== Work instructions ==
Repeat what the lines below say, word for word, and skip every image.

☆ ☆ ☆ ☆ ☆

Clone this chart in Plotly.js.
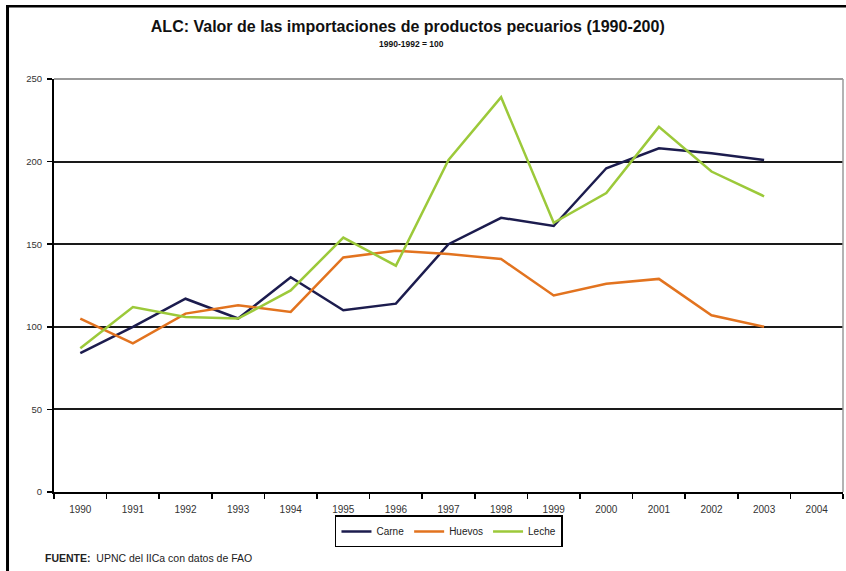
<!DOCTYPE html>
<html>
<head>
<meta charset="utf-8">
<script src="https://cdn.plot.ly/plotly-3.0.1.min.js"></script>
<style>html,body{margin:0;padding:0;background:#fff;}#chart{width:846px;height:571px;}</style>
</head>
<body>
<div id="chart"></div>
<script>
var years = ['1990','1991','1992','1993','1994','1995','1996','1997','1998','1999','2000','2001','2002','2003','2004'];
var carne  = [84, 100, 117, 105, 130, 110, 114, 150, 166, 161, 196, 208, 205, 201, null];
var huevos = [105, 90, 108, 113, 109, 142, 146, 144, 141, 119, 126, 129, 107, 100, null];
var leche  = [87, 112, 106, 105, 122, 154, 137, 201, 239, 163, 181, 221, 194, 179, null];

var font = 'Liberation Sans, Arial, sans-serif';
var traces = [
  {x: years, y: carne, name: 'Carne', type: 'scatter', mode: 'lines', line: {color: '#1c1c4e', width: 2.5}},
  {x: years, y: huevos, name: 'Huevos', type: 'scatter', mode: 'lines', line: {color: '#e2731f', width: 2.5}},
  {x: years, y: leche, name: 'Leche', type: 'scatter', mode: 'lines', line: {color: '#9cc93a', width: 2.5}}
];

var layout = {
  width: 846, height: 571,
  margin: {l: 54, r: 3, t: 79, b: 79},
  paper_bgcolor: '#fff', plot_bgcolor: '#fff',
  font: {family: font, color: '#222'},
  title: {text: '<b>ALC: Valor de las importaciones de productos pecuarios (1990-200)</b>',
          font: {size: 16, family: font, color: '#111'}, x: 0.482, xanchor: 'center', y: 0.953, yanchor: 'middle'},
  showlegend: true,
  legend: {orientation: 'h', x: 0.5006, xanchor: 'center', y: -0.0956, yanchor: 'middle',
           bordercolor: '#000', borderwidth: 1.5, font: {size: 10, family: font, color: '#222'},
           itemwidth: 30, tracegroupgap: 0},
  xaxis: {type: 'category', range: [-0.5, 14.5], tickson: 'boundaries', ticks: 'outside', ticklen: 5,
          tickcolor: '#000', tickwidth: 1.5, showline: true, linecolor: '#000', linewidth: 2,
          ticklabelstandoff: 7,
          showgrid: false, tickfont: {size: 10, family: font, color: '#333'}, fixedrange: true, zeroline: false},
  yaxis: {range: [0, 250], dtick: 50, ticks: 'outside', ticklen: 5, tickcolor: '#000', tickwidth: 1.5,
          showline: true, linecolor: '#000', linewidth: 2, showgrid: true, gridcolor: '#1a1a1a', gridwidth: 2,
          ticklabelstandoff: 3,
          zeroline: false, tickfont: {size: 9.5, family: font, color: '#333'}, fixedrange: true},
  annotations: [
    {text: '<b>1990-1992 = 100</b>', xref: 'paper', yref: 'paper', x: 0.4525, y: 1.0847, xanchor: 'center', yanchor: 'middle',
     showarrow: false, font: {size: 8.5, family: font, color: '#111'}},
    {text: '<b>FUENTE:</b>  UPNC del IICa con datos de FAO', xref: 'paper', yref: 'paper', x: -0.0139, y: -0.16,
     xanchor: 'left', yanchor: 'middle', showarrow: false, font: {size: 10.5, family: font, color: '#222'}}
  ],
  shapes: [
    {type: 'line', xref: 'paper', yref: 'paper', x0: 0, x1: 1, y0: 1, y1: 1, line: {color: '#9a9a9a', width: 2}},
    {type: 'line', xref: 'paper', yref: 'paper', x0: 1, x1: 1, y0: 0, y1: 1, line: {color: '#9a9a9a', width: 1.5}},
    {type: 'rect', xref: 'paper', yref: 'paper', x0: -0.0608, x1: 1.0038, y0: 1.1731, y1: 1.1792, fillcolor: '#000', line: {width: 0}},
    {type: 'rect', xref: 'paper', yref: 'paper', x0: -0.0608, x1: -0.0570, y0: -0.1913, y1: 1.1792, fillcolor: '#000', line: {width: 0}}
  ]
};

Plotly.newPlot('chart', traces, layout, {displayModeBar: false, staticPlot: true});
</script>
</body>
</html>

☆ ☆ ☆ ☆ ☆

== Complete answer ==
Clone this chart in Plotly.js.
<!DOCTYPE html>
<html>
<head>
<meta charset="utf-8">
<script src="https://cdn.plot.ly/plotly-3.0.1.min.js"></script>
<style>html,body{margin:0;padding:0;background:#fff;}#chart{width:846px;height:571px;}</style>
</head>
<body>
<div id="chart"></div>
<script>
var years = ['1990','1991','1992','1993','1994','1995','1996','1997','1998','1999','2000','2001','2002','2003','2004'];
var carne  = [84, 100, 117, 105, 130, 110, 114, 150, 166, 161, 196, 208, 205, 201, null];
var huevos = [105, 90, 108, 113, 109, 142, 146, 144, 141, 119, 126, 129, 107, 100, null];
var leche  = [87, 112, 106, 105, 122, 154, 137, 201, 239, 163, 181, 221, 194, 179, null];

var font = 'Liberation Sans, Arial, sans-serif';
var traces = [
  {x: years, y: carne, name: 'Carne', type: 'scatter', mode: 'lines', line: {color: '#1c1c4e', width: 2.5}},
  {x: years, y: huevos, name: 'Huevos', type: 'scatter', mode: 'lines', line: {color: '#e2731f', width: 2.5}},
  {x: years, y: leche, name: 'Leche', type: 'scatter', mode: 'lines', line: {color: '#9cc93a', width: 2.5}}
];

var layout = {
  width: 846, height: 571,
  margin: {l: 54, r: 3, t: 79, b: 79},
  paper_bgcolor: '#fff', plot_bgcolor: '#fff',
  font: {family: font, color: '#222'},
  title: {text: '<b>ALC: Valor de las importaciones de productos pecuarios (1990-200)</b>',
          font: {size: 16, family: font, color: '#111'}, x: 0.482, xanchor: 'center', y: 0.953, yanchor: 'middle'},
  showlegend: true,
  legend: {orientation: 'h', x: 0.5006, xanchor: 'center', y: -0.0956, yanchor: 'middle',
           bordercolor: '#000', borderwidth: 1.5, font: {size: 10, family: font, color: '#222'},
           itemwidth: 30, tracegroupgap: 0},
  xaxis: {type: 'category', range: [-0.5, 14.5], tickson: 'boundaries', ticks: 'outside', ticklen: 5,
          tickcolor: '#000', tickwidth: 1.5, showline: true, linecolor: '#000', linewidth: 2,
          ticklabelstandoff: 7,
          showgrid: false, tickfont: {size: 10, family: font, color: '#333'}, fixedrange: true, zeroline: false},
  yaxis: {range: [0, 250], dtick: 50, ticks: 'outside', ticklen: 5, tickcolor: '#000', tickwidth: 1.5,
          showline: true, linecolor: '#000', linewidth: 2, showgrid: true, gridcolor: '#1a1a1a', gridwidth: 2,
          ticklabelstandoff: 3,
          zeroline: false, tickfont: {size: 9.5, family: font, color: '#333'}, fixedrange: true},
  annotations: [
    {text: '<b>1990-1992 = 100</b>', xref: 'paper', yref: 'paper', x: 0.4525, y: 1.0847, xanchor: 'center', yanchor: 'middle',
     showarrow: false, font: {size: 8.5, family: font, color: '#111'}},
    {text: '<b>FUENTE:</b>  UPNC del IICa con datos de FAO', xref: 'paper', yref: 'paper', x: -0.0139, y: -0.16,
     xanchor: 'left', yanchor: 'middle', showarrow: false, font: {size: 10.5, family: font, color: '#222'}}
  ],
  shapes: [
    {type: 'line', xref: 'paper', yref: 'paper', x0: 0, x1: 1, y0: 1, y1: 1, line: {color: '#9a9a9a', width: 2}},
    {type: 'line', xref: 'paper', yref: 'paper', x0: 1, x1: 1, y0: 0, y1: 1, line: {color: '#9a9a9a', width: 1.5}},
    {type: 'rect', xref: 'paper', yref: 'paper', x0: -0.0608, x1: 1.0038, y0: 1.1731, y1: 1.1792, fillcolor: '#000', line: {width: 0}},
    {type: 'rect', xref: 'paper', yref: 'paper', x0: -0.0608, x1: -0.0570, y0: -0.1913, y1: 1.1792, fillcolor: '#000', line: {width: 0}}
  ]
};

Plotly.newPlot('chart', traces, layout, {displayModeBar: false, staticPlot: true});
</script>
</body>
</html>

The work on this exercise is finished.